DRIVE_PATH = '/content/gdrive/My\ Drive/cs285_f2022'
DRIVE_PYTHON_PATH = DRIVE_PATH.replace('\\', '')
if not os.path.exists(DRIVE_PYTHON_PATH):
  %mkdir $DRIVE_PATH

## the space in `My Drive` causes some issues,
## make a symlink to avoid this
SYM_PATH = '/content/cs285_f2022'
if not os.path.exists(SYM_PATH):
  !ln -s $DRIVE_PATH $SYM_PATH

In [None]:
#@title apt install requirements

#@markdown Run each section with Shift+Enter

#@markdown Double-click on section headers to show code.

!apt update 
!apt install -y --no-install-recommends \
        build-essential \
        curl \
        git \
        gnupg2 \
        make \
        cmake \
        ffmpeg \
        swig \
        libz-dev \
        unzip \
        zlib1g-dev \
        libglfw3 \
        libglfw3-dev \
        libxrandr2 \
        libxinerama-dev \
        libxi6 \
        libxcursor-dev \
        libgl1-mesa-dev \
        libgl1-mesa-glx \
        libglew-dev \
        libosmesa6-dev \
        lsb-release \
        ack-grep \
        patchelf \
        wget \
        xpra \
        xserver-xorg-dev \
        xvfb \
        python-opengl \
        ffmpeg

In [None]:
#@title clone homework repo
%cd $SYM_PATH
# !git clone https://github.com/berkeleydeeprlcourse/homework_fall2022.git
# %cd homework_fall2022/hw1
!git clone https://github.com/JialeZhaAcademic/UCB-CS-285
%cd UCB-CS-285/assignment/hw1
%pip install -r requirements.txt
%pip install -e .

In [None]:
#@title set up virtual display

from pyvirtualdisplay import Display

display = Display(visible=0, size=(1400, 900))
display.start()

<pyvirtualdisplay.display.Display at 0x7fc1e5822640>

In [None]:
#@title test virtual display

#@markdown If you see a video of a four-legged ant fumbling about, setup is complete!

import gym
from cs285.infrastructure.colab_utils import (
    wrap_env,
    show_video
)

env = wrap_env(gym.make("Ant-v4", render_mode='rgb_array'))

observation = env.reset()
for i in range(100):
    env.render()
    obs, rew, term, _ = env.step(env.action_space.sample() ) 
    if term:
      break;
            
env.close()
print('Loading video...')
show_video()

  deprecation(
  deprecation(


Loading video...


## Editing Code

To edit code, click the folder icon on the left menu. Navigate to the corresponding file (`cs285_f2022/...`). Double click a file to open an editor. There is a timeout of about ~12 hours with Colab while it is active (and less if you close your browser window). We sync your edits to Google Drive so that you won't lose your work in the event of an instance timeout, but you will need to re-mount your Google Drive and re-install packages with every new instance.
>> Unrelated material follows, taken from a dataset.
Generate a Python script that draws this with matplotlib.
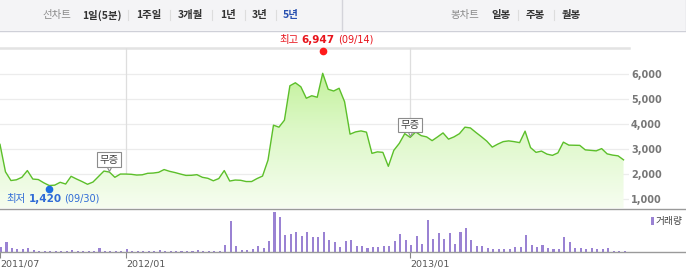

## Run Behavior Cloning (Problem 1)

In [None]:
#@title imports

import os
import time
import numpy as np

from cs285.infrastructure.rl_trainer import RL_Trainer
from cs285.agents.bc_agent import BCAgent
from cs285.policies.loaded_gaussian_policy import LoadedGaussianPolicy
from cs285.infrastructure.utils import MJ_ENV_KWARGS, MJ_ENV_NAMES

%load_ext autoreload
%autoreload 2

Implementing implicit namespace packages (as specified in PEP 420) is preferred to `pkg_resources.declare_namespace`. See https://setuptools.pypa.io/en/latest/references/keywords.html#keyword-namespace-packages
  pkg_resources.declare_namespace(__name__)
Implementing implicit namespace packages (as specified in PEP 420) is preferred to `pkg_resources.declare_namespace`. See https://setuptools.pypa.io/en/latest/references/keywords.html#keyword-namespace-packages
  declare_namespace(parent)


In [None]:
#@title runtime arguments

class Args:

  def __getitem__(self, key):
    return getattr(self, key)

  def __setitem__(self, key, val):
    setattr(self, key, val)

  #@markdown expert data
  expert_policy_file = 'cs285/policies/experts/Hopper.pkl' #@param
  expert_data = 'cs285/expert_data/expert_data_Hopper-v4.pkl' #@param
  env_name = 'Hopper-v4' #@param ['Ant-v4', 'Walker2d-v4', 'HalfCheetah-v4', 'Hopper-v4']
  exp_name = 'bc_ant' #@param
  do_dagger = True #@param {type: "boolean"}
  ep_len = 1000 #@param {type: "integer"}
  save_params = False #@param {type: "boolean"}

  num_agent_train_steps_per_iter = 1000 #@param {type: "integer"})
  n_iter = 10 #@param {type: "integer"})

  #@markdown batches & buffers
  batch_size = 10 #@param {type: "integer"})
  eval_batch_size = 10 #@param {type: "integer"}
  train_batch_size = 10 #@param {type: "integer"}
  max_replay_buffer_size = 1000000 #@param {type: "integer"}

  #@markdown network
  n_layers = 2 #@param {type: "integer"}
  size = 64 #@param {type: "integer"}
  learning_rate = 5e-3 #@param {type: "number"}

  #@markdown logging
  video_log_freq = -1 #@param {type: "integer"}
  scalar_log_freq = 1 #@param {type: "integer"}

  #@markdown gpu & run-time settings
  no_gpu = False #@param {type: "boolean"}
  which_gpu = 0 #@param {type: "integer"}
  seed = 1 #@param {type: "integer"}

args = Args()


In [None]:
#@title define `BC_Trainer`
class BC_Trainer(object):

    def __init__(self, params):
        #######################
        ## AGENT PARAMS
        #######################

        agent_params = {
            'n_layers': params['n_layers'],
            'size': params['size'],
            'learning_rate': params['learning_rate'],
            'max_replay_buffer_size': params['max_replay_buffer_size'],
            }

        self.params = params
        self.params['agent_class'] = BCAgent ## TODO: look in here and implement this
        self.params['agent_params'] = agent_params

        self.params["env_kwargs"] = MJ_ENV_KWARGS[self.params['env_name']]

        ################
        ## RL TRAINER
        ################

        self.rl_trainer = RL_Trainer(self.params) ## TODO: look in here and implement this

        #######################
        ## LOAD EXPERT POLICY
        #######################

        print('Loading expert policy from...', self.params['expert_policy_file'])
        self.loaded_expert_policy = LoadedGaussianPolicy(self.params['expert_policy_file'])
        print('Done restoring expert policy...')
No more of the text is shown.